Published in "Gas Accretion onto Galaxies", Astrophysics and Space Science Library, Volume 430. ISBN 978-3-319-52511-2. Springer International Publishing AG, 2017, p. 145.
https://arxiv.org/abs/1612.00451

For a PDF version of the article, click here.

GAS ACCRETION IN STAR-FORMING GALAXIES

Glenn G. Kacprzak


Swinburne University of Technology Center for Astrophysics & Supercomputing, Victoria 3122, Australia


Abstract: Cold-mode gas accretion onto galaxies is a direct prediction of ΛCDM simulations and provides galaxies with fuel that allows them to continue to form stars over the lifetime of the Universe. Given its dramatic influence on a galaxy's gas reservoir, gas accretion has to be largely responsible for how galaxies form and evolve. Therefore, given the importance of gas accretion, it is necessary to observe and quantify how these gas flows affect galaxy evolution.
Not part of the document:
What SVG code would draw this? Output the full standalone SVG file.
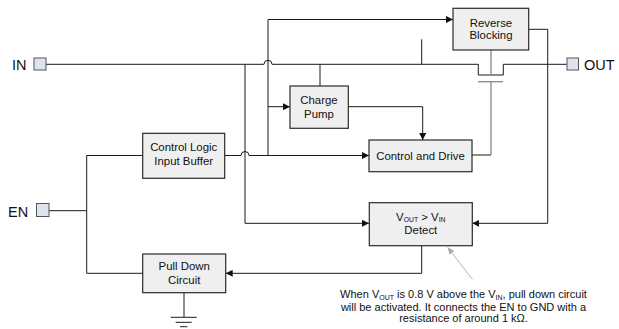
<svg xmlns="http://www.w3.org/2000/svg" width="619" height="329" viewBox="0 0 619 329">
<defs>
<marker id="arr" markerWidth="8" markerHeight="7" refX="7" refY="3.5" orient="auto" markerUnits="userSpaceOnUse">
<path d="M0,0 L7,3.5 L0,7 z" fill="#111"/>
</marker>
<marker id="arrg" markerWidth="8" markerHeight="7" refX="7" refY="3.5" orient="auto" markerUnits="userSpaceOnUse">
<path d="M0,0.5 L7,3.5 L0,6.5 z" fill="#aaa"/>
</marker>
</defs>
<style>
.box{fill:#efefef;stroke:#2a2a2a;stroke-width:1.2}
.pin{fill:#dde4ee;stroke:#555;stroke-width:1}
.t{font-family:"Liberation Sans",Arial,sans-serif;font-size:11.4px;fill:#111;text-anchor:middle}
.lbl{font-family:"Liberation Sans",Arial,sans-serif;font-size:14.5px;fill:#111}
.note{font-family:"Liberation Sans",Arial,sans-serif;font-size:11px;fill:#111;text-anchor:middle}
.w{fill:none;stroke:#1a1a1a;stroke-width:1}
.g{fill:none;stroke:#888;stroke-width:1.3}
</style>
<rect width="619" height="329" fill="#fff"/>
<g id="connectors">
<path class="w" d="M46,64.3 H264 a4,4 0 0 1 8,0 H478.3 V75 H503.3 V64.3 H566.7"/>
<path class="w" d="M245,64.3 V223.3 H369" marker-end="url(#arr)"/>
<path class="w" d="M225,155.5 H241 a4,4 0 0 1 8,0 H369" marker-end="url(#arr)"/>
<path class="w" d="M268,155.5 V19.5 H453" marker-end="url(#arr)"/>
<path class="w" d="M268,106.7 H290" marker-end="url(#arr)"/>
<path class="w" d="M320,64.3 V86"/>
<path class="w" d="M421.7,39.3 V64.3"/>
<path class="w" d="M348.3,106.7 H422.7 V140" marker-end="url(#arr)"/>
<path class="w" d="M472,155 H491"/>
<path class="g" d="M491,155 V81.7"/>
<path class="g" d="M478,81.7 H503"/>
<path class="g" d="M491,50 V75"/>
<path class="w" d="M528.7,29.3 H547.7 V223.3 H472.3" marker-end="url(#arr)"/>
<path class="w" d="M421.7,245.7 V273.3 H225.7" marker-end="url(#arr)"/>
<path class="w" d="M49,210.7 H86.7"/>
<path class="w" d="M142.7,155.5 H86.7 V273.3 H142.7"/>
<path class="w" d="M184,292.7 V317.3 M170.7,317.3 H196.7 M175.7,322.3 H191.7 M180,326.7 H187.3"/>
<path d="M472.3,279.3 L447.7,247.3" fill="none" stroke="#aaa" stroke-width="0.9" marker-end="url(#arrg)"/>
</g>
<g id="pin-in">
<rect class="pin" x="34" y="58" width="12" height="12"/>
<text class="lbl" x="12" y="70">IN</text>
</g>
<g id="pin-out">
<rect class="pin" x="567" y="58" width="11.5" height="12"/>
<text class="lbl" x="584" y="70">OUT</text>
</g>
<g id="pin-en">
<rect class="pin" x="36.5" y="203.5" width="12.5" height="13"/>
<text class="lbl" x="8" y="216.5">EN</text>
</g>
<g id="reverse-blocking">
<rect class="box" x="453" y="8.3" width="75.7" height="41.7"/>
<text class="t" x="491" y="27">Reverse</text>
<text class="t" x="491" y="39">Blocking</text>
</g>
<g id="charge-pump">
<rect class="box" x="290" y="86" width="58.3" height="42.3"/>
<text class="t" x="319" y="104">Charge</text>
<text class="t" x="319" y="118">Pump</text>
</g>
<g id="control-logic">
<rect class="box" x="142.7" y="133.3" width="82" height="45"/>
<text class="t" x="183.7" y="150.5">Control Logic</text>
<text class="t" x="183.7" y="164.5">Input Buffer</text>
</g>
<g id="control-drive">
<rect class="box" x="369" y="140" width="103" height="31.7"/>
<text class="t" x="420.5" y="159.5">Control and Drive</text>
</g>
<g id="detect">
<rect class="box" x="369.3" y="202.7" width="103" height="43"/>
<text class="t" x="420.8" y="220.5">V<tspan font-size="6.8" dy="1.5">OUT</tspan><tspan dy="-1.5"> &gt; V</tspan><tspan font-size="6.8" dy="1.5">IN</tspan></text>
<text class="t" x="420.8" y="234">Detect</text>
</g>
<g id="pull-down">
<rect class="box" x="142.7" y="254" width="83" height="38.7"/>
<text class="t" x="184.2" y="270">Pull Down</text>
<text class="t" x="184.2" y="283.5">Circuit</text>
</g>
<g id="note">
<text class="note" x="463.5" y="298">When V<tspan font-size="7" dy="1.5">OUT</tspan><tspan dy="-1.5"> is 0.8 V above the V</tspan><tspan font-size="7" dy="1.5">IN</tspan><tspan dy="-1.5">, pull down circuit</tspan></text>
<text class="note" x="463.5" y="310.5">will be activated. It connects the EN to GND with a</text>
<text class="note" x="463.5" y="321.5">resistance of around 1 kΩ.</text>
</g>
</svg>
However, observational data have yet to conclusively show that gas accretion ubiquitously occurs at any epoch. Directly detecting gas accretion is a challenging endeavor and we now have obtained a significant amount of observational evidence to support it. This chapter reviews the current observational evidence of gas accretion onto star-forming galaxies.